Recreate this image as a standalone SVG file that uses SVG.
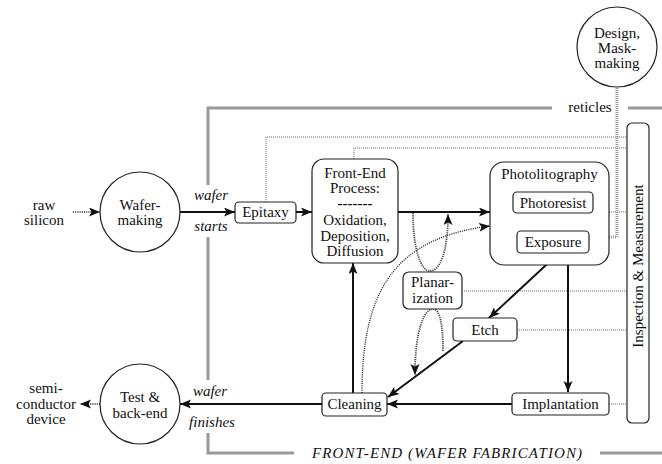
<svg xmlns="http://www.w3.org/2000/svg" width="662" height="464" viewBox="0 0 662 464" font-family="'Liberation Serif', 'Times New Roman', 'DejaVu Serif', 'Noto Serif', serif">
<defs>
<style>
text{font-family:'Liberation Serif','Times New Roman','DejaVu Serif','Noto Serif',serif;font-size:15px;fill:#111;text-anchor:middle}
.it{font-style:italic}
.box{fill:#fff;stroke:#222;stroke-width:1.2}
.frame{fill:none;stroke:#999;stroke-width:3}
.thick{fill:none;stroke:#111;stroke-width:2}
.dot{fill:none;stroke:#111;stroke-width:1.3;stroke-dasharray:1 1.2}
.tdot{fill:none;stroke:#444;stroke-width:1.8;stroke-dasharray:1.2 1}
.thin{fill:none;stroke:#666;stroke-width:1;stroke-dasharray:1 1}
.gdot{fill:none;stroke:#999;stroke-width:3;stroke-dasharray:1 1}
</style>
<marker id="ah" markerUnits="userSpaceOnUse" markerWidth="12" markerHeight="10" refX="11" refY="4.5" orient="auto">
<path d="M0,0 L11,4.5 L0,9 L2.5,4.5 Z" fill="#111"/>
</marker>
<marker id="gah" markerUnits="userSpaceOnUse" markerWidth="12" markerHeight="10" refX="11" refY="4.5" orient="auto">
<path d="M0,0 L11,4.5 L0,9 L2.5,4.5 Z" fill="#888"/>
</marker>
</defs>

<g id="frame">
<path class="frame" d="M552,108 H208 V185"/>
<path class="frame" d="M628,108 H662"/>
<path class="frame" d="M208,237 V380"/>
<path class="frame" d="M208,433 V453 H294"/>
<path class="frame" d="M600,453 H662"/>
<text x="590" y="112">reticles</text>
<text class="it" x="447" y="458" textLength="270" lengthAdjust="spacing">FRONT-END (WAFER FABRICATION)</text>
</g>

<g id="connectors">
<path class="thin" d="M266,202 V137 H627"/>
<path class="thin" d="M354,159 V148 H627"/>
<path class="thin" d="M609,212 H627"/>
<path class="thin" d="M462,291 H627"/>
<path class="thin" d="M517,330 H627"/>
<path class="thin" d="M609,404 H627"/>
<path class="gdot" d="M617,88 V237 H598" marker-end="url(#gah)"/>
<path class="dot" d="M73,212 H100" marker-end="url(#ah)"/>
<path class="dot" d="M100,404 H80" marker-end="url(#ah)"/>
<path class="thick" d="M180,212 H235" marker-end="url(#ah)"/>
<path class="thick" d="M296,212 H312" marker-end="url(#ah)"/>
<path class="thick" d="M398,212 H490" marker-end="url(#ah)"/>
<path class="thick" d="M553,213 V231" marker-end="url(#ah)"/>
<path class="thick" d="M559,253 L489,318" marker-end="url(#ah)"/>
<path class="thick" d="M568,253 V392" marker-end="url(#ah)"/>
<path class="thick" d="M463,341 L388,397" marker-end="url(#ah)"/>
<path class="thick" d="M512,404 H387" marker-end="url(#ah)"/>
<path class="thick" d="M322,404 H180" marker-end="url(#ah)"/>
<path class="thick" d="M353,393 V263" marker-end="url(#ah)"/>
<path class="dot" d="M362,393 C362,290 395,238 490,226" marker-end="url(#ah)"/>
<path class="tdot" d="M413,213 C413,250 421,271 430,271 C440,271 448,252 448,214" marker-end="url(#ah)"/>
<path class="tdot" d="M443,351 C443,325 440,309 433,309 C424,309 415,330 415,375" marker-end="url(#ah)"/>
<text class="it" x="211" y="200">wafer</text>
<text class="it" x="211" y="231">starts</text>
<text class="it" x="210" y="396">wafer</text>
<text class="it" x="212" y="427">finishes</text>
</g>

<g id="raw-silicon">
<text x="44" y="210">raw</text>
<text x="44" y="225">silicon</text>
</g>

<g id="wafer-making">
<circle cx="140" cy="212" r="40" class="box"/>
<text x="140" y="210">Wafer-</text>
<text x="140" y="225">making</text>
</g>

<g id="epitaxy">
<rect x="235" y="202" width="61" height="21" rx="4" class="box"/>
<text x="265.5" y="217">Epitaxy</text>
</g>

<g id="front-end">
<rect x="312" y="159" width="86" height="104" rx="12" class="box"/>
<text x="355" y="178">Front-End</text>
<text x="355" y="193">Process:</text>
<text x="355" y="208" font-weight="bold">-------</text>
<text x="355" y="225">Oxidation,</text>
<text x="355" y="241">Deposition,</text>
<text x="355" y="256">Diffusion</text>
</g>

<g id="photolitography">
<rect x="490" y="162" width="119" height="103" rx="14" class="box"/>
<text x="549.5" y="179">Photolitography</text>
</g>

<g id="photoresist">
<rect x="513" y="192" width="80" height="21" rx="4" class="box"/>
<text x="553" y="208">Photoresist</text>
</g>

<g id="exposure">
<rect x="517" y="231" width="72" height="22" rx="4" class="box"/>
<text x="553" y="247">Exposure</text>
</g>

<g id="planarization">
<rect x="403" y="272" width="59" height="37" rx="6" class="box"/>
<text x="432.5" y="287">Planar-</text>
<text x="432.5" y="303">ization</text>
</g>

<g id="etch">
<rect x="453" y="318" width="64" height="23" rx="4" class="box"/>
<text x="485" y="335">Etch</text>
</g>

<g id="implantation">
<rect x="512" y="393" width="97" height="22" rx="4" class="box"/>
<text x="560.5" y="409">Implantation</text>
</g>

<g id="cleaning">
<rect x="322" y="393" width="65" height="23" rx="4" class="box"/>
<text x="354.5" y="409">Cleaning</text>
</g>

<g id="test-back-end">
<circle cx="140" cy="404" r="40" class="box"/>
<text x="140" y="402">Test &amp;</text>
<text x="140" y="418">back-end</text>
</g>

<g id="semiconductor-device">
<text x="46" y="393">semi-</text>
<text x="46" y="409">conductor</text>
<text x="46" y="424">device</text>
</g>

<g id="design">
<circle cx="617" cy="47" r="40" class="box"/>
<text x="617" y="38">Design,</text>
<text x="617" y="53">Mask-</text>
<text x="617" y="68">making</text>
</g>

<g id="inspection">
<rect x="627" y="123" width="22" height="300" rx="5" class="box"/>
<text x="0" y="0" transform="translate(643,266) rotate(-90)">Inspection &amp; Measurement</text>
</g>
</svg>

--------------------------------------------------

EXERCISE:
The data above needs to be retyped exactly, with the images left out.

REPLY TO THE EXERCISE:
Recreate this image as a standalone SVG file that uses SVG.
<svg xmlns="http://www.w3.org/2000/svg" width="662" height="464" viewBox="0 0 662 464" font-family="'Liberation Serif', 'Times New Roman', 'DejaVu Serif', 'Noto Serif', serif">
<defs>
<style>
text{font-family:'Liberation Serif','Times New Roman','DejaVu Serif','Noto Serif',serif;font-size:15px;fill:#111;text-anchor:middle}
.it{font-style:italic}
.box{fill:#fff;stroke:#222;stroke-width:1.2}
.frame{fill:none;stroke:#999;stroke-width:3}
.thick{fill:none;stroke:#111;stroke-width:2}
.dot{fill:none;stroke:#111;stroke-width:1.3;stroke-dasharray:1 1.2}
.tdot{fill:none;stroke:#444;stroke-width:1.8;stroke-dasharray:1.2 1}
.thin{fill:none;stroke:#666;stroke-width:1;stroke-dasharray:1 1}
.gdot{fill:none;stroke:#999;stroke-width:3;stroke-dasharray:1 1}
</style>
<marker id="ah" markerUnits="userSpaceOnUse" markerWidth="12" markerHeight="10" refX="11" refY="4.5" orient="auto">
<path d="M0,0 L11,4.5 L0,9 L2.5,4.5 Z" fill="#111"/>
</marker>
<marker id="gah" markerUnits="userSpaceOnUse" markerWidth="12" markerHeight="10" refX="11" refY="4.5" orient="auto">
<path d="M0,0 L11,4.5 L0,9 L2.5,4.5 Z" fill="#888"/>
</marker>
</defs>

<g id="frame">
<path class="frame" d="M552,108 H208 V185"/>
<path class="frame" d="M628,108 H662"/>
<path class="frame" d="M208,237 V380"/>
<path class="frame" d="M208,433 V453 H294"/>
<path class="frame" d="M600,453 H662"/>
<text x="590" y="112">reticles</text>
<text class="it" x="447" y="458" textLength="270" lengthAdjust="spacing">FRONT-END (WAFER FABRICATION)</text>
</g>

<g id="connectors">
<path class="thin" d="M266,202 V137 H627"/>
<path class="thin" d="M354,159 V148 H627"/>
<path class="thin" d="M609,212 H627"/>
<path class="thin" d="M462,291 H627"/>
<path class="thin" d="M517,330 H627"/>
<path class="thin" d="M609,404 H627"/>
<path class="gdot" d="M617,88 V237 H598" marker-end="url(#gah)"/>
<path class="dot" d="M73,212 H100" marker-end="url(#ah)"/>
<path class="dot" d="M100,404 H80" marker-end="url(#ah)"/>
<path class="thick" d="M180,212 H235" marker-end="url(#ah)"/>
<path class="thick" d="M296,212 H312" marker-end="url(#ah)"/>
<path class="thick" d="M398,212 H490" marker-end="url(#ah)"/>
<path class="thick" d="M553,213 V231" marker-end="url(#ah)"/>
<path class="thick" d="M559,253 L489,318" marker-end="url(#ah)"/>
<path class="thick" d="M568,253 V392" marker-end="url(#ah)"/>
<path class="thick" d="M463,341 L388,397" marker-end="url(#ah)"/>
<path class="thick" d="M512,404 H387" marker-end="url(#ah)"/>
<path class="thick" d="M322,404 H180" marker-end="url(#ah)"/>
<path class="thick" d="M353,393 V263" marker-end="url(#ah)"/>
<path class="dot" d="M362,393 C362,290 395,238 490,226" marker-end="url(#ah)"/>
<path class="tdot" d="M413,213 C413,250 421,271 430,271 C440,271 448,252 448,214" marker-end="url(#ah)"/>
<path class="tdot" d="M443,351 C443,325 440,309 433,309 C424,309 415,330 415,375" marker-end="url(#ah)"/>
<text class="it" x="211" y="200">wafer</text>
<text class="it" x="211" y="231">starts</text>
<text class="it" x="210" y="396">wafer</text>
<text class="it" x="212" y="427">finishes</text>
</g>

<g id="raw-silicon">
<text x="44" y="210">raw</text>
<text x="44" y="225">silicon</text>
</g>

<g id="wafer-making">
<circle cx="140" cy="212" r="40" class="box"/>
<text x="140" y="210">Wafer-</text>
<text x="140" y="225">making</text>
</g>

<g id="epitaxy">
<rect x="235" y="202" width="61" height="21" rx="4" class="box"/>
<text x="265.5" y="217">Epitaxy</text>
</g>

<g id="front-end">
<rect x="312" y="159" width="86" height="104" rx="12" class="box"/>
<text x="355" y="178">Front-End</text>
<text x="355" y="193">Process:</text>
<text x="355" y="208" font-weight="bold">-------</text>
<text x="355" y="225">Oxidation,</text>
<text x="355" y="241">Deposition,</text>
<text x="355" y="256">Diffusion</text>
</g>

<g id="photolitography">
<rect x="490" y="162" width="119" height="103" rx="14" class="box"/>
<text x="549.5" y="179">Photolitography</text>
</g>

<g id="photoresist">
<rect x="513" y="192" width="80" height="21" rx="4" class="box"/>
<text x="553" y="208">Photoresist</text>
</g>

<g id="exposure">
<rect x="517" y="231" width="72" height="22" rx="4" class="box"/>
<text x="553" y="247">Exposure</text>
</g>

<g id="planarization">
<rect x="403" y="272" width="59" height="37" rx="6" class="box"/>
<text x="432.5" y="287">Planar-</text>
<text x="432.5" y="303">ization</text>
</g>

<g id="etch">
<rect x="453" y="318" width="64" height="23" rx="4" class="box"/>
<text x="485" y="335">Etch</text>
</g>

<g id="implantation">
<rect x="512" y="393" width="97" height="22" rx="4" class="box"/>
<text x="560.5" y="409">Implantation</text>
</g>

<g id="cleaning">
<rect x="322" y="393" width="65" height="23" rx="4" class="box"/>
<text x="354.5" y="409">Cleaning</text>
</g>

<g id="test-back-end">
<circle cx="140" cy="404" r="40" class="box"/>
<text x="140" y="402">Test &amp;</text>
<text x="140" y="418">back-end</text>
</g>

<g id="semiconductor-device">
<text x="46" y="393">semi-</text>
<text x="46" y="409">conductor</text>
<text x="46" y="424">device</text>
</g>

<g id="design">
<circle cx="617" cy="47" r="40" class="box"/>
<text x="617" y="38">Design,</text>
<text x="617" y="53">Mask-</text>
<text x="617" y="68">making</text>
</g>

<g id="inspection">
<rect x="627" y="123" width="22" height="300" rx="5" class="box"/>
<text x="0" y="0" transform="translate(643,266) rotate(-90)">Inspection &amp; Measurement</text>
</g>
</svg>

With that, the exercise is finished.